By Professor Carol Rutter, English and Comparative Literary Studies, and Professor Stanley Wells CBE, Honorary President of the Shakespeare Birthplace Trust
Exploring the theory that Edward de Vere, Earl of Oxford, wrote the plays that we attribute to Shakespeare, Roland Emmerich's new film Anonymous has re-opened the Shakespeare authorship debate. In this video, two distinguished Shakespearian scholars discuss their reactions to the film and address some of the claims made by it.
If you want to find out more you can read Peter Kirwan's review of Anonymous and watch an earlier Knowledge Centre video below on the Shakespeare authorship debate called Searching For Shakespeare. In it, Prof Carol Rutter talks to Prof James Shapiro about his book Contested Will.
Carol Rutter is Professor of English and Director of the CAPITAL Centre at Warwick.
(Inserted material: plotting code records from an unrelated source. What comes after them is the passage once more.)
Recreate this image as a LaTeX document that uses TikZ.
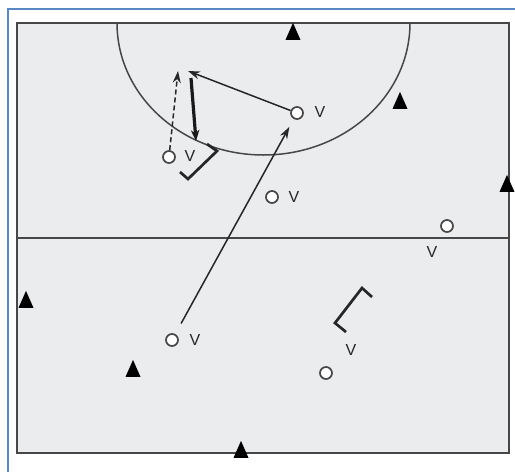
\documentclass[tikz,border=0pt]{standalone}
\usepackage{fontspec}
\setmainfont{Liberation Sans}
\usetikzlibrary{arrows.meta,shapes.geometric}
\definecolor{fieldgray}{HTML}{EBECEE}
\definecolor{lineg}{HTML}{474747}
\definecolor{frameblue}{HTML}{5B87C5}
\begin{document}
\begin{tikzpicture}[x=1pt,y=-1pt,
  player/.style={circle,draw=lineg,fill=white,line width=1.7pt,minimum size=12pt,inner sep=0pt},
  lab/.style={font=\fontsize{16}{16}\selectfont,text=black!85,inner sep=0pt},
  cone/.style={isosceles triangle,shape border rotate=90,isosceles triangle stretches,
    minimum width=15pt,minimum height=17pt,fill=black,inner sep=0pt},
  pass/.style={-{Stealth[length=12pt,width=8pt]},line width=1.5pt,draw=black!85},
  shot/.style={-{Stealth[length=11pt,width=8.5pt]},line width=3.2pt,draw=black!90},
  run/.style={-{Stealth[length=12pt,width=8pt]},line width=1.5pt,dashed,dash pattern=on 5pt off 3pt,draw=black!85},
  bracket/.style={line width=2.7pt,draw=black!85,line join=miter,line cap=butt}]
\useasboundingbox (0,0) rectangle (515,472);
\fill[white] (0,0) rectangle (515,472);
% outer frame
\draw[frameblue,line width=2pt] (8,472) -- (8,9) -- (515,9);
% field
\filldraw[fill=fieldgray,draw=lineg,line width=2pt] (17,23) rectangle (509,453);
\draw[lineg,line width=1.7pt] (17,238) -- (509,238);
\draw[lineg,line width=1.5pt] (117,23) arc[start angle=180,end angle=0,x radius=146.5,y radius=132];
% cones
\node[cone] (c1) at (293,35) {};
\node[cone] (c2) at (400,104) {};
\node[cone] (c3) at (507,187) {};
\node[cone] (c4) at (26,303) {};
\node[cone] (c5) at (133,372) {};
\node[cone] (c6) at (241,453) {};
% players
\node[player] (p1) at (297,113) {};
\node[lab] (v1) at (320,112) {V};
\node[player] (p2) at (169,157) {};
\node[lab] (v2) at (190,156) {V};
\node[player] (p3) at (272,197) {};
\node[lab] (v3) at (294,197) {V};
\node[player] (p4) at (447,226) {};
\node[lab] (v4) at (432,252) {V};
\node[player] (p5) at (172,340) {};
\node[lab] (v5) at (195,340) {V};
\node[player] (p6) at (326,373) {};
\node[lab] (v6) at (351,350) {V};
% brackets
\draw[bracket] (207,144) -- (217,151) -- (188,179) -- (180,172);
\draw[bracket] (372,297) -- (362,288) -- (335,323) -- (346,332);
% movement
\coordinate (pa) at (188,71);
\coordinate (ta) at (191,78);
\coordinate (tb) at (196,141);
\coordinate (da) at (178,71);
\draw[pass] (p1) -- (pa);
\draw[shot] (ta) -- (tb);
\draw[run] (p2) -- (da);
\draw[pass,shorten <=12pt,shorten >=9pt] (p5) -- (p1);
\end{tikzpicture}
\end{document}
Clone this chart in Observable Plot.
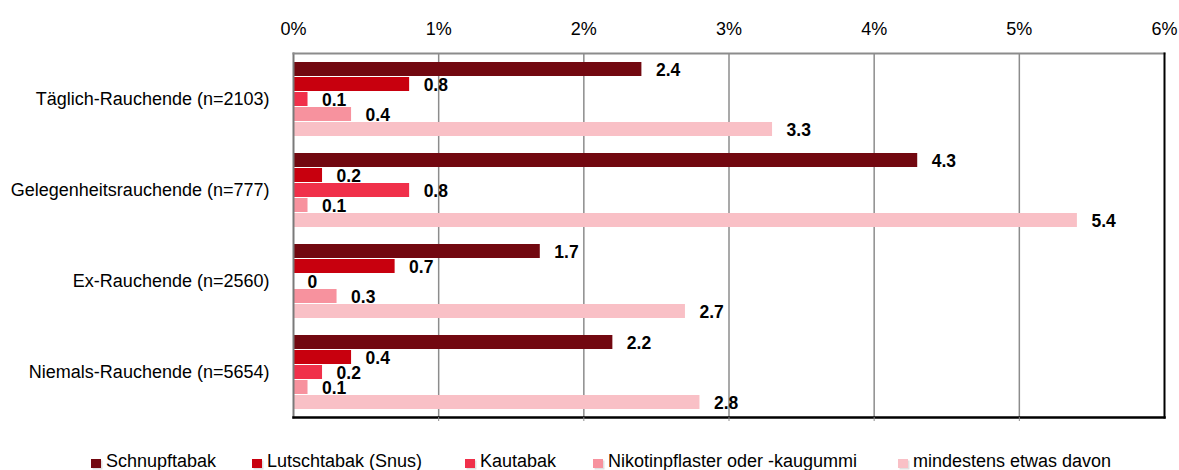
<!DOCTYPE html>
<html>
<head>
<meta charset="utf-8">
<script src="https://cdn.jsdelivr.net/npm/d3@7"></script>
<script src="https://cdn.jsdelivr.net/npm/@observablehq/plot@0.6"></script>
<style>
  html, body { margin: 0; padding: 0; background: #fff; }
  body { position: relative; width: 1179px; height: 470px; overflow: hidden;
         font-family: "Liberation Sans", Arial, sans-serif; }
  #legend { position: absolute; top: 451px; left: 0; width: 1179px; height: 21px;
            font-size: 18px; color: #000; }
  #legend .item { position: absolute; top: 0; white-space: nowrap; display: flex; align-items: center; }
  #legend .sw { display: inline-block; width: 10px; height: 9px; margin-right: 5px; margin-top: 3px;
                box-shadow: 1.5px 1.5px 0 rgba(0,0,0,0.12); }
</style>
</head>
<body>
<div id="chart"></div>
<div id="legend"></div>
<script>
const groups = [
  "Täglich-Rauchende (n=2103)",
  "Gelegenheitsrauchende (n=777)",
  "Ex-Rauchende (n=2560)",
  "Niemals-Rauchende (n=5654)"
];
const series = [
  "Schnupftabak",
  "Lutschtabak (Snus)",
  "Kautabak",
  "Nikotinpflaster oder -kaugummi",
  "mindestens etwas davon"
];
const schnupftabak = [2.4, 4.3, 1.7, 2.2];
const lutschtabak  = [0.8, 0.2, 0.7, 0.4];
const kautabak     = [0.1, 0.8, 0, 0.2];
const nikotin      = [0.4, 0.1, 0.3, 0.1];
const mindestens   = [3.3, 5.4, 2.7, 2.8];
const xTicks = [0, 1, 2, 3, 4, 5, 6];
const colors = ["#720810", "#c8000e", "#f0304a", "#f7929e", "#f9c0c6"];
const legendLeft = [91, 252, 465, 593, 898];

const seriesValues = [schnupftabak, lutschtabak, kautabak, nikotin, mindestens];
const data = [];
groups.forEach((g, gi) => {
  series.forEach((s, si) => {
    data.push({group: g, series: s, value: seriesValues[si][gi]});
  });
});

const chart = Plot.plot({
  width: 1179,
  height: 432,
  marginLeft: 293,
  marginRight: 15,
  marginTop: 52,
  marginBottom: 15,
  style: {
    fontFamily: '"Liberation Sans", Arial, sans-serif',
    fontSize: "18px",
    color: "#000",
    background: "#fff"
  },
  x: {domain: [0, 6], axis: null},
  fy: {domain: groups, padding: 0, axis: null},
  y: {domain: series, paddingInner: 0.1, paddingOuter: 0.4, axis: null},
  color: {domain: series, range: colors},
  marks: [
    Plot.gridX(xTicks.slice(1, -1), {stroke: "#8c8c8c", strokeOpacity: 1, strokeWidth: 1.5}),
    Plot.barX(data, {fy: "group", y: "series", x: "value", fill: "series"}),
    Plot.text(data, {
      fy: "group", y: "series", x: "value", text: d => String(d.value),
      textAnchor: "start", dx: 14, dy: 1, fontWeight: "bold", fontSize: 17.5, fill: "#000"
    }),
    Plot.frame({anchor: "left", stroke: "#7a7a7a", strokeWidth: 2, facet: "super"}),
    Plot.frame({anchor: "top", stroke: "#8c8c8c", strokeWidth: 2, facet: "super"}),
    Plot.frame({anchor: "right", stroke: "#000", strokeWidth: 2, facet: "super"}),
    Plot.frame({anchor: "bottom", stroke: "#000", strokeWidth: 2.5, facet: "super"}),
    Plot.axisX(xTicks, {anchor: "top", tickSize: 0, tickPadding: 19, tickFormat: d => d + "%", fontSize: 18, label: null}),
    Plot.axisX(xTicks.slice(1, -1), {anchor: "bottom", tickSize: 4, tickFormat: () => "", stroke: "#8c8c8c", label: null}),
    Plot.axisFy({anchor: "left", tickSize: 0, tickPadding: 24, label: null, fontSize: 18})
  ]
});
document.getElementById("chart").appendChild(chart);

const legend = document.getElementById("legend");
series.forEach((s, i) => {
  const item = document.createElement("div");
  item.className = "item";
  item.style.left = legendLeft[i] + "px";
  const sw = document.createElement("span");
  sw.className = "sw";
  sw.style.background = colors[i];
  const label = document.createElement("span");
  label.textContent = s;
  item.appendChild(sw);
  item.appendChild(label);
  legend.appendChild(item);
});
</script>
</body>
</html>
Her main teaching and research areas lie in Shakespeare and performance studies. An historian of the early modern playhouse, she recovers the day-to-day working life of Philip Henslowe’s Rose (the playhouse featured in John Madden’s 1998 film Shakespeare in Love) in Documents of the Rose Playhouse (1984, revised 1999). She contributes to the RSC’s Artists’ Development programme, is a consultant to Northern Broadsides and patron to 1623 theatre company, and she’s a regular contributor to BBC radio arts programmes.
Stanley Wells is one of the world's foremost Shakespearians. He is a Life Trustee and Former Chairman of The Shakespeare Birthplace Trust (1991-2011), Emeritus Professor of Shakespeare Studies of the University of Birmingham, and Honorary Emeritus Governor of the Royal Shakespeare Theatre, of which he was for many years Vice-Chairman. He holds an honorary doctorate from the University of Warwick.